South of the bridge, there's a scenic overlook where we stopped and swapped drivers again. I took a few photos.
My camera really does not do justice to the breathtaking view of the Colorado River canyon downstream from Hoover Dam. There are other photos on Flickr that try to show you what the panorama looked like.
Crossing into Arizona meant entering the Mountain time zone, but because Arizona doesn't observe Daylight Savings Time, we didn't have to change our watches yet.
At Kingman we swung down Andy Devine Blvd (old 66), past the hotel where we were originally going to stay tonight, and made a stop at a grocery store for some lunchmeat. We later realized that we'd left the mustard that we'd bought yesterday but never opened in the refrigerator in Tonopah. Phooey. A little later in the afternoon, we stopped and had sandwiches in a pull-out off a little-used rural exit from I-40.

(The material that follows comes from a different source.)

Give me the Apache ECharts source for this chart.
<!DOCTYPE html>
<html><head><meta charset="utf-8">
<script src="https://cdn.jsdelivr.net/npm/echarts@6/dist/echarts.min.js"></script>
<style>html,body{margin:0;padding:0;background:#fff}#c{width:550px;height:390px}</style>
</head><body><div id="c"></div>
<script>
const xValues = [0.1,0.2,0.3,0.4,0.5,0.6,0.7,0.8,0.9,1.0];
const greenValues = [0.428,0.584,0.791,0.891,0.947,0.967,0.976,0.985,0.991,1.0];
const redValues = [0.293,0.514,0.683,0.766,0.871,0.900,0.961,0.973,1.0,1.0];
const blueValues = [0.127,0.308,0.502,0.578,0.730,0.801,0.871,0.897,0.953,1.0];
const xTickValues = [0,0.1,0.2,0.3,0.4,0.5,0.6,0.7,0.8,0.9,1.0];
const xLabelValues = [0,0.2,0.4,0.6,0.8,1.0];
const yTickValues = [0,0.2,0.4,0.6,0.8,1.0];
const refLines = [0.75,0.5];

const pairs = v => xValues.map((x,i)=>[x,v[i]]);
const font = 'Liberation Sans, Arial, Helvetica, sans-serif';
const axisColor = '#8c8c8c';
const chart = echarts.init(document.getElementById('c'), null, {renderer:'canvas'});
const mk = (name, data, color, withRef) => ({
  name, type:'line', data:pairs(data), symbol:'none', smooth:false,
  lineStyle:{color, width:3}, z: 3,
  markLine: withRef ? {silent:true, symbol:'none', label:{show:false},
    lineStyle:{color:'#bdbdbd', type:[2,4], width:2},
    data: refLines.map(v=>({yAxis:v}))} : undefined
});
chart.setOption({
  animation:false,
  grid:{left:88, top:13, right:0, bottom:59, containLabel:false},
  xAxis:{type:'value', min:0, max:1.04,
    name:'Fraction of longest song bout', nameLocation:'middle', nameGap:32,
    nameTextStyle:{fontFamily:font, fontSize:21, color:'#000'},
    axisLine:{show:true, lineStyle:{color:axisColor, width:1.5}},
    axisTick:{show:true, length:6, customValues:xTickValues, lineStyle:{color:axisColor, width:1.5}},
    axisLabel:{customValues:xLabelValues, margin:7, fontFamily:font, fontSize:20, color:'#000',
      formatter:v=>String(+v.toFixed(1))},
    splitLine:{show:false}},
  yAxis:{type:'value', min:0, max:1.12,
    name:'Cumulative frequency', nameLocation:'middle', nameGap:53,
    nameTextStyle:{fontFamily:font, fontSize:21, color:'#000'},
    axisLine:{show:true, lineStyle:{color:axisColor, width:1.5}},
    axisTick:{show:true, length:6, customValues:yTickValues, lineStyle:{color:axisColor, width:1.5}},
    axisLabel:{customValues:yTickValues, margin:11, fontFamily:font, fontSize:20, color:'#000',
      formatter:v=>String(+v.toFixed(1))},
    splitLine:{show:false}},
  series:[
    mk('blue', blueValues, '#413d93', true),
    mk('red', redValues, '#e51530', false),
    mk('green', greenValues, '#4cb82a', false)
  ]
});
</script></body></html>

We got to Williams and, before going to the hotel, decided to check out the Grand Canyon Railway. It turns out that the day's return trip from the Canyon had arrived shortly after we did and disembarked its passengers, but was still moving about the yard.
This is the train slowly backing into its storage track before discharging its crew for the day. After taking this photo, we crossed the street to the depot.

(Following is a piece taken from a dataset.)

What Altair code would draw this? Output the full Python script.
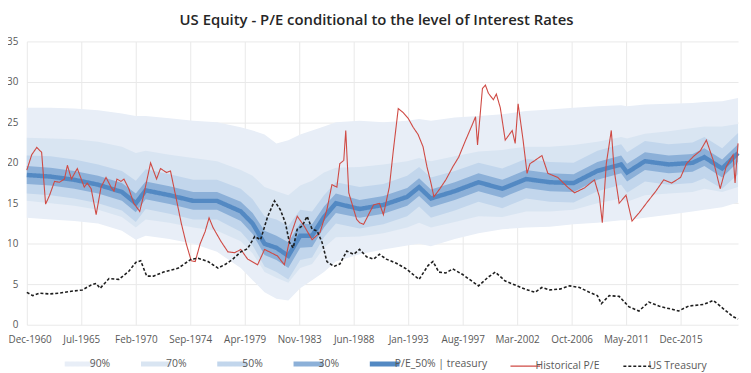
import altair as alt
import pandas as pd

TITLE = "US Equity - P/E conditional to the level of Interest Rates"

# ---- conditional P/E distribution (bands) ----
band_dates = ["1960-12", "1962-12", "1964-12", "1966-12", "1968-12", "1970-02", "1970-12", "1972-12",
              "1974-12", "1976-12", "1978-12", "1979-12", "1980-12", "1981-12", "1982-12", "1983-12",
              "1984-12", "1985-12", "1986-12", "1988-12", "1990-12", "1992-12", "1993-12", "1994-12",
              "1996-12", "1998-12", "2000-12", "2002-12", "2004-12", "2006-12", "2008-12", "2010-12",
              "2011-06", "2012-12", "2014-12", "2016-12", "2017-12", "2019-06", "2020-10"]
median = [18.5, 18.3, 17.9, 17.3, 16.4, 15.0, 16.6, 16.0, 15.3, 15.3, 14.0, 12.5, 10.0, 9.5, 8.5, 11.0,
          11.0, 13.3, 15.0, 14.3, 14.8, 15.8, 17.0, 15.6, 16.5, 17.6, 16.8, 18.0, 17.6, 17.5, 19.0, 19.8,
          18.8, 20.2, 19.8, 20.0, 20.7, 19.3, 21.2]
p30_lo = [17.4, 17.2, 16.8, 16.2, 15.3, 13.9, 15.5, 14.9, 14.2, 14.2, 12.8, 11.2, 8.6, 8.0, 7.0, 9.5,
          9.6, 12.0, 13.8, 13.2, 13.7, 14.7, 15.9, 14.5, 15.4, 16.5, 15.7, 16.9, 16.5, 16.4, 17.9, 18.7,
          17.7, 19.1, 18.7, 18.9, 19.6, 18.2, 20.1]
p30_hi = [19.6, 19.4, 19.0, 18.4, 17.5, 16.2, 17.7, 17.1, 16.4, 16.4, 15.2, 13.8, 11.6, 11.0, 10.2, 12.5,
          12.4, 14.6, 16.2, 15.4, 15.9, 16.9, 18.1, 16.7, 17.6, 18.7, 17.9, 19.1, 18.7, 18.6, 20.1, 20.9,
          19.9, 21.3, 20.9, 21.1, 21.8, 20.4, 22.3]
p50_lo = [16.2, 16.0, 15.6, 15.0, 14.1, 12.7, 14.3, 13.7, 13.0, 13.0, 11.5, 9.8, 7.2, 6.5, 5.6, 8.0,
          8.3, 10.8, 12.5, 11.9, 12.4, 13.4, 14.6, 13.2, 14.1, 15.2, 14.4, 15.6, 15.2, 15.1, 16.5, 17.3,
          16.3, 17.7, 17.3, 17.5, 18.1, 16.8, 18.6]
p50_hi = [20.9, 20.8, 20.4, 19.8, 19.0, 17.8, 19.2, 18.6, 17.9, 17.9, 16.8, 15.5, 13.4, 13.0, 12.2, 14.2,
          14.0, 16.0, 17.6, 17.0, 17.4, 18.4, 19.5, 18.2, 19.0, 20.0, 19.3, 20.5, 20.1, 20.0, 21.5, 22.3,
          21.3, 22.7, 22.3, 22.5, 23.2, 21.8, 23.7]
p70_lo = [15.3, 15.0, 14.7, 14.2, 13.3, 12.0, 13.0, 12.6, 12.0, 11.6, 10.3, 8.8, 6.5, 5.8, 5.2, 7.0,
          7.5, 9.5, 10.8, 10.9, 11.3, 12.0, 12.6, 12.0, 12.7, 13.4, 13.3, 14.0, 14.0, 14.2, 15.0, 15.6,
          15.2, 16.0, 16.2, 16.4, 16.8, 16.4, 17.0]
p70_hi = [23.1, 23.0, 22.9, 22.6, 22.0, 21.2, 21.5, 21.0, 20.6, 20.2, 19.1, 18.4, 17.0, 16.5, 16.0, 17.2,
          17.8, 18.8, 19.4, 19.5, 19.8, 20.2, 20.6, 20.2, 20.8, 21.4, 21.6, 22.0, 22.0, 22.2, 22.6, 23.2,
          23.0, 23.6, 23.9, 24.3, 24.5, 24.5, 24.8]
p90_lo = [13.2, 13.0, 12.8, 12.5, 11.6, 10.5, 11.0, 10.6, 10.0, 9.0, 7.0, 5.5, 4.0, 3.2, 3.0, 4.5,
          5.5, 6.5, 7.8, 8.7, 9.3, 9.8, 10.0, 9.7, 10.6, 11.3, 11.8, 12.0, 12.1, 12.4, 12.6, 12.9,
          12.9, 13.2, 13.6, 14.0, 14.2, 14.5, 15.1]
p90_hi = [26.8, 26.8, 26.7, 26.5, 26.1, 25.8, 25.8, 25.5, 25.2, 25.0, 24.4, 24.0, 23.5, 22.4, 22.8, 23.5,
          24.0, 24.5, 25.0, 25.2, 25.0, 25.2, 25.4, 25.2, 25.6, 25.8, 26.0, 26.4, 26.6, 26.8, 27.0, 27.1,
          27.0, 27.2, 27.3, 27.4, 27.5, 27.6, 28.0]

# ---- Historical P/E ----
pe_dates = ["1960-12", "1961-05", "1961-10", "1962-03", "1962-07", "1962-11", "1963-04", "1963-09",
            "1964-02", "1964-05", "1964-09", "1965-03", "1965-10", "1966-01", "1966-05", "1966-10",
            "1967-03", "1967-08", "1968-01", "1968-04", "1968-07", "1968-11", "1969-02", "1969-07",
            "1969-12", "1970-06", "1970-10", "1971-05", "1971-11", "1972-03", "1972-09", "1973-01",
            "1973-07", "1973-12", "1974-05", "1974-10", "1975-02", "1975-07", "1975-12", "1976-04",
            "1976-08", "1977-04", "1977-11", "1978-06", "1978-12", "1979-07", "1980-05", "1980-12",
            "1982-01", "1982-08", "1983-02", "1983-09", "1984-04", "1984-12", "1985-08", "1986-03",
            "1986-08", "1987-01", "1987-04", "1987-08", "1987-10", "1988-01", "1988-09", "1988-12",
            "1989-04", "1990-02", "1990-08", "1990-12", "1991-06", "1991-10", "1992-03", "1992-08",
            "1993-01", "1993-06", "1993-11", "1994-04", "1994-08", "1994-12", "1995-03", "1995-09",
            "1996-03", "1996-10", "1997-04", "1997-11", "1998-05", "1998-09", "1998-11", "1999-04",
            "1999-07", "1999-10", "2000-03", "2000-06", "2000-10", "2001-03", "2001-10", "2002-01",
            "2002-04", "2002-09", "2003-01", "2003-04", "2003-09", "2004-04", "2004-10", "2005-08",
            "2006-06", "2007-01", "2007-11", "2008-09", "2009-02", "2009-05", "2009-09", "2010-02",
            "2010-05", "2010-10", "2011-05", "2011-11", "2012-06", "2013-02", "2013-11", "2014-07",
            "2015-03", "2015-12", "2016-06", "2017-01", "2017-08", "2018-02", "2018-09", "2019-04",
            "2019-10", "2020-05", "2020-07", "2020-10"]
pe_values = [19.1, 21.0, 21.9, 21.3, 14.9, 16.0, 17.7, 17.6,
             18.0, 19.7, 18.0, 19.3, 17.0, 17.5, 16.8, 13.6,
             17.0, 18.2, 17.0, 16.5, 18.0, 17.7, 18.0, 16.8,
             15.0, 14.0, 16.0, 20.0, 18.0, 19.3, 18.8, 19.0,
             15.5, 12.5, 10.0, 7.9, 7.8, 10.0, 11.5, 13.2,
             12.0, 10.3, 9.0, 8.9, 9.3, 8.1, 7.4, 9.3,
             8.5, 7.4, 10.9, 13.4, 12.2, 10.5, 11.4, 14.2,
             17.3, 17.0, 19.9, 20.3, 24.0, 16.3, 13.0, 12.6,
             12.4, 14.8, 15.0, 13.6, 17.0, 21.5, 26.7, 26.2,
             25.5, 24.4, 23.5, 22.0, 19.5, 17.5, 15.8, 16.8,
             17.9, 19.5, 20.7, 22.8, 24.5, 25.7, 22.2, 29.2,
             29.6, 28.6, 27.8, 28.5, 26.8, 22.8, 24.0, 22.4,
             27.3, 22.8, 18.7, 19.9, 20.3, 20.9, 18.7, 18.2,
             17.0, 16.3, 16.9, 17.9, 15.8, 12.6, 19.9, 24.0,
             19.1, 15.0, 16.0, 12.8, 13.8, 15.1, 16.5, 17.9,
             17.5, 18.2, 19.9, 20.8, 21.5, 22.8, 20.3, 16.8,
             19.5, 21.0, 17.5, 22.4]

# ---- US Treasury yield ----
ust_dates = ["1960-12", "1961-06", "1962-01", "1962-11", "1963-09", "1964-07", "1965-08", "1966-05",
             "1966-10", "1967-02", "1967-11", "1968-09", "1969-07", "1970-02", "1970-07", "1971-01",
             "1971-08", "1972-06", "1973-09", "1974-10", "1975-05", "1976-03", "1977-01", "1977-09",
             "1978-04", "1978-12", "1979-07", "1980-02", "1980-08", "1981-03", "1981-10", "1982-04",
             "1982-09", "1983-01", "1983-05", "1983-09", "1984-02", "1984-07", "1984-12", "1985-05",
             "1985-10", "1986-03", "1986-10", "1987-04", "1987-11", "1988-06", "1988-12", "1989-07",
             "1990-02", "1990-08", "1991-03", "1992-01", "1992-11", "1993-12", "1994-09", "1995-02",
             "1995-08", "1996-03", "1996-10", "1997-08", "1998-04", "1998-12", "1999-10", "2000-05",
             "2001-03", "2002-01", "2002-11", "2003-09", "2004-04", "2004-12", "2005-10", "2006-08",
             "2007-06", "2008-04", "2008-12", "2009-04", "2009-12", "2010-10", "2011-08", "2012-06",
             "2013-04", "2014-02", "2014-12", "2015-10", "2016-08", "2017-11", "2018-09", "2019-07",
             "2020-05", "2020-10"]
ust_values = [4.0, 3.6, 3.9, 3.8, 3.9, 4.1, 4.3, 4.9,
              5.1, 4.5, 5.7, 5.6, 6.6, 7.7, 7.9, 6.0,
              6.0, 6.5, 7.0, 8.1, 8.2, 7.8, 7.0, 7.5,
              8.1, 9.0, 9.4, 10.9, 10.5, 13.3, 15.3, 14.2,
              12.6, 10.2, 9.5, 11.8, 12.2, 13.4, 11.8, 11.6,
              10.2, 7.8, 7.2, 7.5, 9.1, 8.7, 9.3, 8.4,
              8.1, 8.7, 8.1, 7.6, 6.9, 5.6, 7.3, 7.8,
              6.5, 6.4, 6.9, 6.2, 5.5, 4.8, 5.9, 6.5,
              5.4, 4.9, 4.4, 4.0, 4.6, 4.3, 4.4, 4.8,
              4.6, 4.0, 3.6, 2.6, 3.6, 3.5, 2.2, 1.7,
              2.8, 2.3, 2.0, 1.7, 2.3, 2.5, 3.0, 2.0,
              1.0, 0.7]

# ---- axes ----
tick_dates = ["1960-12", "1965-07", "1970-02", "1974-09", "1979-04", "1983-11", "1988-06",
              "1993-01", "1997-08", "2002-03", "2006-10", "2011-05", "2015-12"]
x_domain = ["1960-12", "2020-10"]
y_ticks = [0, 5, 10, 15, 20, 25, 30, 35]

series_names = ["90%", "70%", "50%", "30%", "P/E_50% | treasury", "Historical P/E", "US Treasury"]
series_colors = ["#e8eef7", "#d9e5f2", "#c2d6ec", "#8cb0d8", "#5389c3", "#cf4a44", "#1e1e1e"]
series_dashes = [[1, 0], [1, 0], [1, 0], [1, 0], [1, 0], [1, 0], [3, 2]]
line_widths = {"P/E_50% | treasury": 4.5, "Historical P/E": 1.1, "US Treasury": 1.6}

FONT = "Open Sans"


def dt(s):
    y, m = s.split("-")
    return alt.DateTime(year=int(y), month=int(m), date=1, utc=True)


def iso(s):
    return s + "-01"


bands_df = pd.DataFrame({
    "date": [iso(d) for d in band_dates],
    "p30_lo": p30_lo, "p30_hi": p30_hi,
    "p50_lo": p50_lo, "p50_hi": p50_hi,
    "p70_lo": p70_lo, "p70_hi": p70_hi,
    "p90_lo": p90_lo, "p90_hi": p90_hi,
})

lines_df = pd.concat([
    pd.DataFrame({"date": [iso(d) for d in band_dates], "value": median,
                  "series": "P/E_50% | treasury"}),
    pd.DataFrame({"date": [iso(d) for d in pe_dates], "value": pe_values,
                  "series": "Historical P/E"}),
    pd.DataFrame({"date": [iso(d) for d in ust_dates], "value": ust_values,
                  "series": "US Treasury"}),
], ignore_index=True)

x_enc = alt.X(
    "date:T",
    scale=alt.Scale(type="utc", domain=[dt(d) for d in x_domain], nice=False),
    axis=alt.Axis(values=[dt(d) for d in tick_dates], format="%b-%Y", title=None,
                  labelPadding=10, grid=True, labelOverlap=False,
                  labelFlush=1, labelFlushOffset=19),
)
y_scale = alt.Scale(domain=[0, 35], nice=False)
y_axis = alt.Axis(values=y_ticks, title=None, labelPadding=9, grid=True)

band_colors = dict(zip(series_names, series_colors))


def band(lo, hi, name):
    return alt.Chart(bands_df).mark_area(color=band_colors[name], opacity=1).encode(
        x=x_enc,
        y=alt.Y(lo + ":Q", scale=y_scale, axis=y_axis),
        y2=alt.Y2(hi + ":Q"),
    )


legend_kw = dict(
    title=None, orient="none", legendX=48, legendY=320, direction="horizontal",
    symbolType="stroke", symbolSize=900, labelFont=FONT, labelFontSize=10.5,
    labelColor="#595959", labelOffset=5, columnPadding=20,
    symbolStrokeWidth={"expr": "datum.value === 'Historical P/E' ? 1.3 : "
                               "(datum.value === 'US Treasury' ? 1.6 : 5)"},
)


def line(name):
    return alt.Chart(lines_df).transform_filter(
        alt.datum.series == name
    ).mark_line(interpolate="linear", strokeWidth=line_widths[name]).encode(
        x=x_enc,
        y=alt.Y("value:Q", scale=y_scale, axis=y_axis),
        color=alt.Color("series:N", scale=alt.Scale(domain=series_names, range=series_colors),
                        legend=alt.Legend(**legend_kw)),
        strokeDash=alt.StrokeDash("series:N",
                                  scale=alt.Scale(domain=series_names, range=series_dashes),
                                  legend=alt.Legend(**legend_kw)),
    )


chart = alt.layer(
    band("p90_lo", "p90_hi", "90%"),
    band("p70_lo", "p70_hi", "70%"),
    band("p50_lo", "p50_hi", "50%"),
    band("p30_lo", "p30_hi", "30%"),
    line("P/E_50% | treasury"),
    line("Historical P/E"),
    line("US Treasury"),
).properties(
    width=718, height=286,
    title=alt.TitleParams(TITLE, font=FONT, fontSize=15, fontWeight=600,
                          color="#262626", offset=9, dx=-6),
    autosize=alt.AutoSizeParams(type="none"),
    padding={"left": 19, "top": 32, "right": 5, "bottom": 46},
).configure_view(stroke=None).configure_axis(
    labelFont=FONT, labelFontSize=10, labelColor="#595959",
    gridColor="#e9e9e9", gridWidth=1, domain=False, ticks=False,
)

chart.save("out.html", embed_options={"renderer": "svg", "actions": False})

Engine 29 is parked near the depot. It shows sign of having been used not too long ago.
travelswithkuma rides the running boards.
Note the "pusher pockets" on the nose of the train, used to perform a dangerous and now-banned manuver where a pole is used to move equipment on an adjacent track.
The Williams Depot has been restored by the GCRY and has an extensive and well-stocked gift shop. Asking one of the staff, we learned that although Amtrak's Southwest Chief did start serving Williams, it doesn't stop at the GCRY's depot, but some distance away at a plain concrete pad. If, as we someday hope to do, we decide to take a trip here by Amtrak, then take the GCRY to the Canyon, we'll need to arrange with our hotel in Williams to meet us at the Amtrak stop and collect us.
After dawdling at Williams Depot, we headed for the hotel. To our annoyance, we realized that instead of a Holiday Inn Express, Williams has an ordinary Holiday Inn. This means, in effect, that we get to pay $20/night more for less service. For instance, breakfast is not included, and there's no elevator at this two-story property, so once again I had a lot of luggage to hump up the stairs. But it was the best we could do; I checked later and there weren't any other HI properties past Flagstaff that we could have comfortably reached. And the internet works, after a fashion. I was able to cancel our reservation at Grants and book a new reservation in Albuquerque. The extra distance we did today (150 miles more than originally planned) means we should be able to get our errand in Santa Fe done on Monday and still make it to Roswell at our originally schedule time.